The key is actually creating self-sustained markets, according to Gary White, co-founder and CEO of is currently creating a program to give micro-loans to the poor in India that will help them connect to the existing water infrastructure in the country, rather than pay up to seven times as much for water sold by vendors. 

"The solution there lies with the poor themselves and trying to unleash this tremendous power they have as customers and citizens," said White during a panel at the Aspen Ideas Festival on the question "Is Water the Next Global Security Threat?" 

"The fact is that the water utility is there," he said. "Hundreds of millions could get access to water given the right financial tools and access to capital." 

White added that charitable organizations may dig wells that give water for free, but they are often unusable after more than a few years because they dry up or lack capital to be maintained. "We do need philanthropy and catalytic philanthropy as opposed to charity," White said. 

Panelist Steven McCormick, president of the Gordon and Betty Moore Foundation and former president and CEO of The Nature Conservancy, agreed that markets need to be harnessed in order to solve the world's water crises, saying that they could drive behavior that results in water conservation. 

He warned against the risks of privatization, however. "Privatization and ownership of water needs to be very, very carefully managed," he said. "That could lead to a lot of unintended consequences." 

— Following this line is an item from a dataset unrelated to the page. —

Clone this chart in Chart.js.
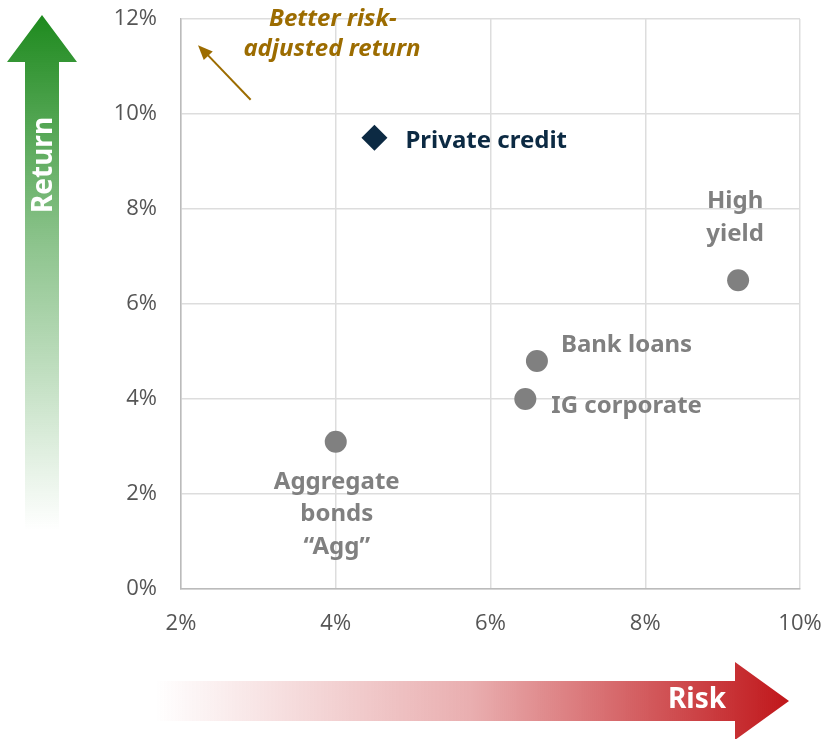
<!DOCTYPE html>
<html>
<head>
<meta charset="utf-8">
<script src="https://cdn.jsdelivr.net/npm/chart.js@4"></script>
<style>
  html, body { margin: 0; padding: 0; background: #fff; }
  #wrap { width: 823px; height: 739px; }
</style>
</head>
<body>
<div id="wrap"><canvas id="riskChart" width="823" height="739"></canvas></div>
<script>
const names = ["Private credit", "High yield", "Bank loans", "IG corporate", "Aggregate bonds “Agg”"];
const risk = [4.5, 9.2, 6.6, 6.45, 4.0];
const ret = [9.5, 6.5, 4.8, 4.0, 3.1];

const xTicks = [2, 4, 6, 8, 10];
const yTicks = [0, 2, 4, 6, 8, 10, 12];

const labelFont = "bold 24px 'Noto Sans'";
const grey = "#808080";
const navy = "#0c2a43";
const gold = "#9c6c00";

// label placement relative to each point
const labelLayout = [
    { dx: 31, dy: 3, align: "left", color: navy, lines: ["Private credit"] },
    { dx: -3, dy: -79, align: "center", color: grey, lines: ["High", "yield"] },
    { dx: 24, dy: -16, align: "left", color: grey, lines: ["Bank loans"] },
    { dx: 26, dy: 7, align: "left", color: grey, lines: ["IG corporate"] },
    { dx: 1, dy: 40, align: "center", color: grey, lines: ["Aggregate", "bonds", "“Agg”"] }
];

const points = risk.map((r, i) => ({ x: r, y: ret[i] }));

const decorations = {
    id: "decorations",
    beforeDraw(chart) {
        const ctx = chart.ctx;
        ctx.save();
        // Return arrow (vertical, green fading down)
        let g = ctx.createLinearGradient(0, 15, 0, 530);
        g.addColorStop(0, "rgba(30,138,30,1)");
        g.addColorStop(0.45, "rgba(30,138,30,0.5)");
        g.addColorStop(1, "rgba(30,138,30,0)");
        ctx.fillStyle = g;
        ctx.beginPath();
        ctx.moveTo(42, 15);
        ctx.lineTo(77, 62);
        ctx.lineTo(59, 62);
        ctx.lineTo(59, 530);
        ctx.lineTo(25, 530);
        ctx.lineTo(25, 62);
        ctx.lineTo(7, 62);
        ctx.closePath();
        ctx.fill();

        ctx.save();
        ctx.translate(44, 165);
        ctx.rotate(-Math.PI / 2);
        ctx.fillStyle = "#fff";
        ctx.font = "bold 28px 'Noto Sans'";
        ctx.textAlign = "center";
        ctx.textBaseline = "middle";
        ctx.fillText("Return", 0, 0);
        ctx.restore();

        // Risk arrow (horizontal, red fading left)
        g = ctx.createLinearGradient(155, 0, 790, 0);
        g.addColorStop(0, "rgba(192,22,26,0)");
        g.addColorStop(0.5, "rgba(192,22,26,0.35)");
        g.addColorStop(1, "rgba(192,22,26,1)");
        ctx.fillStyle = g;
        ctx.beginPath();
        ctx.moveTo(155, 681);
        ctx.lineTo(735, 681);
        ctx.lineTo(735, 662);
        ctx.lineTo(789, 701);
        ctx.lineTo(735, 740);
        ctx.lineTo(735, 721);
        ctx.lineTo(155, 721);
        ctx.closePath();
        ctx.fill();

        ctx.fillStyle = "#fff";
        ctx.font = "bold 28px 'Noto Sans'";
        ctx.textAlign = "center";
        ctx.textBaseline = "middle";
        ctx.fillText("Risk", 697, 700);
        ctx.restore();
    },
    afterDatasetsDraw(chart) {
        const ctx = chart.ctx;
        const xs = chart.scales.x, ys = chart.scales.y;
        ctx.save();
        ctx.font = labelFont;
        ctx.textBaseline = "middle";
        names.forEach((n, i) => {
            const L = labelLayout[i];
            const px = xs.getPixelForValue(risk[i]);
            const py = ys.getPixelForValue(ret[i]);
            ctx.fillStyle = L.color;
            ctx.textAlign = L.align;
            L.lines.forEach((t, k) => ctx.fillText(t, px + L.dx, py + L.dy + k * 32.5));
        });

        // annotation
        ctx.fillStyle = gold;
        ctx.font = "italic bold 24px 'Noto Sans'";
        ctx.textAlign = "center";
        ctx.fillText("Better risk-", 333, 19);
        ctx.fillText("adjusted return", 332, 49);

        const x0 = xs.getPixelForValue(2.9), y0 = ys.getPixelForValue(10.3);
        const x1 = xs.getPixelForValue(2.22), y1 = ys.getPixelForValue(11.45);
        ctx.strokeStyle = gold;
        ctx.fillStyle = gold;
        ctx.lineWidth = 2;
        ctx.beginPath();
        ctx.moveTo(x0, y0);
        ctx.lineTo(x1 + 6, y1 + 6);
        ctx.stroke();
        const a = Math.atan2(y1 - y0, x1 - x0);
        ctx.beginPath();
        ctx.moveTo(x1, y1);
        ctx.lineTo(x1 - 16 * Math.cos(a - 0.4), y1 - 16 * Math.sin(a - 0.4));
        ctx.lineTo(x1 - 16 * Math.cos(a + 0.4), y1 - 16 * Math.sin(a + 0.4));
        ctx.closePath();
        ctx.fill();
        ctx.restore();
    }
};

new Chart(document.getElementById("riskChart"), {
    type: "scatter",
    data: {
        datasets: [{
            label: "Private credit",
            data: points.slice(0, 1),
            pointStyle: "rectRot",
            pointRadius: 13,
            pointHoverRadius: 13,
            backgroundColor: navy,
            borderWidth: 0
        }, {
            label: "Public markets",
            data: points.slice(1),
            pointStyle: "circle",
            pointRadius: 11,
            pointHoverRadius: 11,
            backgroundColor: grey,
            borderWidth: 0
        }]
    },
    plugins: [decorations],
    options: {
        responsive: false,
        animation: false,
        events: [],
        layout: { padding: { top: 19, right: 23, left: 0, bottom: 0 } },
        plugins: { legend: { display: false }, tooltip: { enabled: false } },
        scales: {
            x: {
                type: "linear",
                min: 2, max: 10,
                afterBuildTicks: s => { s.ticks = xTicks.map(v => ({ value: v })); },
                afterFit: s => { s.height = 150; s.paddingLeft = 0; s.paddingRight = 0; },
                grid: { color: "#dddddd", lineWidth: 1.5, drawTicks: false },
                border: { color: "#bbbbbb", width: 1.5 },
                ticks: {
                    padding: 22,
                    color: "#555",
                    font: { family: "'Open Sans'", size: 22 },
                    callback: v => v + "%"
                }
            },
            y: {
                type: "linear",
                min: 0, max: 12,
                afterBuildTicks: s => { s.ticks = yTicks.map(v => ({ value: v })); },
                afterFit: s => { s.width = 181; s.paddingTop = 0; s.paddingBottom = 0; },
                grid: { color: "#dddddd", lineWidth: 1.5, drawTicks: false },
                border: { color: "#bbbbbb", width: 1.5 },
                ticks: {
                    padding: 24,
                    color: "#555",
                    font: { family: "'Open Sans'", size: 22 },
                    callback: v => v + "%"
                }
            }
        }
    }
});
</script>
</body>
</html>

Sylvia Lee, water manager for Skoll Global Threats, said that private sector involvement in water management around the world had increased in the last five years and was encouraging. She also said that greater government involvement around the world in designing better water policies is occurring.  

"I am optimistic because, personally, I believe water is too important for us not to cooperate over," said Lee. "Everyone understands that without water, we will die."